Restia a mostrarsi solidale con uno stato membro in difficoltà, l’Europa dimostra ancora una volta di essere bravissima a ritrovare la sua unità quando si tratta di bloccare chi fugge da guerra e miseria. Del resto quanto veramente interessino ai 28 le tragedie che ogni giorno si consumano nel Mediterraneo lo si è visto ieri mattina a Strasburgo. Dei 751 europarlamentari convocati per discutere i risultati della presidenza maltese e sulla crisi dei migranti se ne sono visti solo una trentina. Al punto che quando il presidente Antonio Tajani gli ha dato la parola per il suo intervento, anche il solitamente gentile Juncker non ha potuto trattenersi. «Questo parlamento è ridicolo», ha detto guardando gli scranni vuoti di fronte a lui. «La prego di usare un linguaggio più rispettoso» lo ha richiamato Tajani. Inutilmente: «Questo parlamento è ridicolo», ha ripetuto Juncker.

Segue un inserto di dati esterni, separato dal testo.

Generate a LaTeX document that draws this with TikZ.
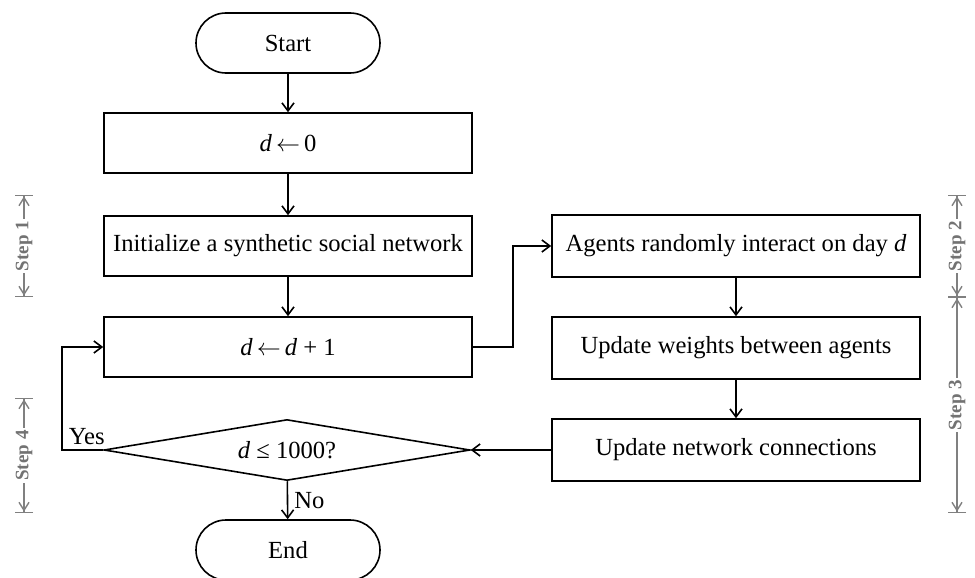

Spetta adesso al vertice dei ministri degli Interni e della Giustizia che si apre domani a Tallinn, in Estonia, discutere le proposte avanzate dalla commissione. Oltre a quelle già descritte i commissari si sono detti pronti a impegnare 35 milioni all’Italia per l’accoglienza, chiedendo in cambio la reazione di nuovi hotspot e un miglioramento della capacità di detenzione delle strutture. Numerosi i punti che riguardano l’Africa. In particolare si punta a convincere Egitto, Libia e Tunisia perché creino una propria area di ricerca e salvataggio (Sar) senza però coinvolgere quest’ultima nel’accoglienza dei migranti. Aumentare inoltre il controllo delle frontiere meridionali della Libia coinvolgendo anche i paesi del G5 Sahel e incrementare gli accordi per i rimpatri dei migranti nei paesi di origine. La Commissione lancia anche un nuovo programma per i reinsediamenti dei richiedenti asilo che si trovano in Egitto, Libia, Sudan, Niger ed Etiopia. All’Italia Bruxelles chiede infine di registrare tutti gli eritrei presenti nel Paese in modo da accelerare i ricollocamenti, oltre a redigere il nuovo codice per le navi delle Ong impegnate nei salvataggi.

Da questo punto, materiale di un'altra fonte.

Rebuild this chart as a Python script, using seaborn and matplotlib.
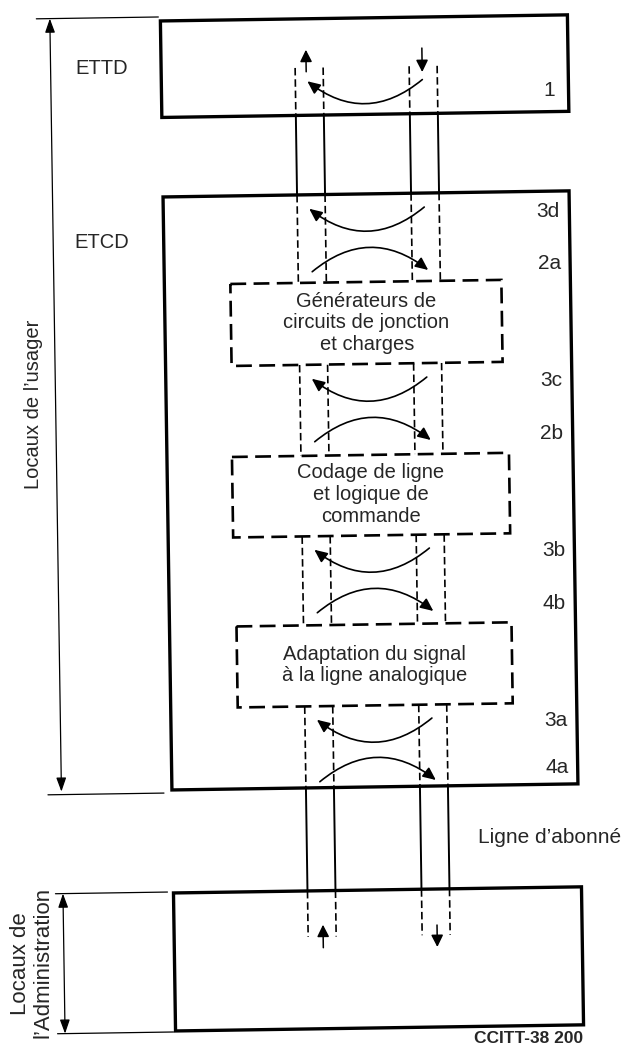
import numpy as np
import matplotlib
matplotlib.use("Agg")
import matplotlib.pyplot as plt
import matplotlib.transforms as mtransforms
from matplotlib.patches import Rectangle, FancyArrowPatch
import seaborn as sns

# --- texts of the diagram ---
station_labels = ["ETTD", "ETCD"]
block_labels = [
    ["Générateurs de", "circuits de jonction", "et charges"],
    ["Codage de ligne", "et logique de", "commande"],
    ["Adaptation du signal", "à la ligne analogique"],
]
interface_labels = ["1", "3d", "2a", "3c", "2b", "3b", "4b", "3a", "4a"]
# loop direction at each interface: "up" = back towards the DTE, "down" = towards the line
interface_dirs = ["up", "up", "down", "up", "down", "up", "down", "up", "down"]
line_label = "Ligne d\u2019abonné"
user_label = "Locaux de l\u2019usager"
admin_label = ["Locaux de", "l\u2019Administration"]
fig_code = "CCITT-38 200"

# --- layout (pixels, y downwards) ---
W, H = 626, 1048
SKEW = 0.015          # the scanned page is turned a little
wires_x = [302, 330, 416, 444]
pair_mid = [(wires_x[0] + wires_x[1]) / 2, (wires_x[2] + wires_x[3]) / 2]
outer_boxes = [(168, 18, 575, 114.5), (168, 194, 574, 787), (168, 890, 576, 1028)]
blocks = [(234, 282, 505, 364), (233, 455, 510, 535.5), (235, 624.5, 510, 705.5)]
block_lines_y = [[302, 323, 345], [473, 495, 517], [655, 676]]
iface_y = [80.5, 208, 271, 378, 441, 549, 612, 719, 781]
iface_label_y = [93, 214, 266, 383, 436, 553, 606, 723, 770]
dashed_segs = [(67, 114.5), (194, 282), (364, 455), (535.5, 624.5), (705.5, 787), (890, 936)]
solid_segs = [(114.5, 194), (787, 890)]

sns.set_theme(style="white")
plt.rcParams["font.family"] = ["Liberation Sans", "DejaVu Sans"]

fig = plt.figure(figsize=(6.26, 10.48), dpi=100)
ax = fig.add_axes([0, 0, 1, 1])
ax.set_xlim(0, W)
ax.set_ylim(H, 0)
ax.axis("off")

tr = (mtransforms.Affine2D().translate(-365, -525)
      + mtransforms.Affine2D(np.array([[1, SKEW, 0], [-SKEW, 1, 0], [0, 0, 1]]))
      + mtransforms.Affine2D().translate(365, 525)
      + ax.transData)

# outer equipment boxes
for x0, y0, x1, y1 in outer_boxes:
    ax.add_patch(Rectangle((x0, y0), x1 - x0, y1 - y0, fill=False, ec="black",
                           lw=2.4, joinstyle="miter", transform=tr))

# wires
for a, b in dashed_segs:
    for x in wires_x:
        ax.plot([x, x], [a, b], color="black", lw=1.2, ls=(0, (4.5, 2.3)), transform=tr)
for a, b in solid_segs:
    for x in wires_x:
        ax.plot([x, x], [a, b], color="black", lw=1.4, transform=tr)

# functional blocks (dashed)
for (x0, y0, x1, y1), lines, ys in zip(blocks, block_labels, block_lines_y):
    ax.add_patch(Rectangle((x0, y0), x1 - x0, y1 - y0, facecolor="white", ec="black",
                           lw=1.9, ls=(0, (6, 2.8)), transform=tr, zorder=3))
    for txt, y in zip(lines, ys):
        ax.text((x0 + x1) / 2, y, txt, ha="center", va="center", fontsize=14.5,
                transform=tr, zorder=4)

# loop-back arcs at each interface
for y0, d, lab, ly in zip(iface_y, interface_dirs, interface_labels, iface_label_y):
    if d == "up":
        pa, pb = (pair_mid[1] - 1, y0), (pair_mid[0] - 2, y0)
    else:
        pa, pb = (pair_mid[0], y0), (pair_mid[1] + 2, y0)
    ax.add_patch(FancyArrowPatch(pa, pb, connectionstyle="arc3,rad=-0.4",
                                 arrowstyle="-|>,head_length=0.55,head_width=0.25",
                                 mutation_scale=14, lw=1.2, color="black",
                                 shrinkA=0, shrinkB=0, transform=tr))
    ax.text(556 if lab == "1" else 553, ly, lab, ha="center", va="center",
            fontsize=15, transform=tr)

# straight direction arrows in DTE and exchange boxes
for (x, ya, yb) in [(313, 71, 49), (429, 49, 73), (317, 947, 924), (431, 926, 948)]:
    ax.add_patch(FancyArrowPatch((x, ya), (x, yb),
                                 arrowstyle="-|>,head_length=0.6,head_width=0.3",
                                 mutation_scale=12, lw=1.1, color="black",
                                 shrinkA=0, shrinkB=0, transform=tr))

# dimension lines on the left
for (ya, yb) in [(14, 787), (889, 1029)]:
    ax.add_patch(FancyArrowPatch((57.5, ya), (57.5, yb),
                                 arrowstyle="<|-|>,head_length=0.7,head_width=0.25",
                                 mutation_scale=12, lw=0.9, color="black",
                                 shrinkA=0, shrinkB=0, transform=tr))
for (xa, xb, y) in [(44, 166, 14), (44, 160, 790), (50, 162, 889), (50, 166, 1029)]:
    ax.plot([xa, xb], [y, y], color="black", lw=0.9, transform=tr)

# labels
ax.text(109, 65, station_labels[0], ha="center", va="center", fontsize=14.5, transform=tr)
ax.text(106, 239, station_labels[1], ha="center", va="center", fontsize=14.5, transform=tr)
ax.text(545, 840, line_label, ha="center", va="center", fontsize=15, transform=tr)
ax.text(35, 399, user_label, rotation=90, ha="center", va="center", fontsize=14.5, transform=tr)
ax.text(14, 958, admin_label[0], rotation=90, ha="center", va="center", fontsize=16, transform=tr)
ax.text(37, 958, admin_label[1], rotation=90, ha="center", va="center", fontsize=16, transform=tr)
ax.text(521, 1041, fig_code, ha="center", va="center", fontsize=12.5, fontweight="bold",
        transform=tr)

fig.savefig("out.png", dpi=100)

Tutte misure che, se pure verranno applicate, non aiuteranno a trovare in tempi brevi una soluzione all’alto numero di arrivi: 85.183 dall’inizio dell’anno, l’85% del totale degli sbarchi avvenuti in Europa, che ammontano a 101.210. Misure che, come se non bastasse, affidano sempre più alla Guardia costiera libica la responsabilità dei salvataggi. Una possibilità duramente condannata ieri da Amnesty International. «Permettendo alla Guardia costiera libica di intercettare le imbarcazioni e riportarle in terraferma – ha detto Iverna McGowan, direttrice di Amnesty a Bruxelles – l’Unione europea sta mostrando un evidente disprezzo per la vita dei rifugiati e dei migranti».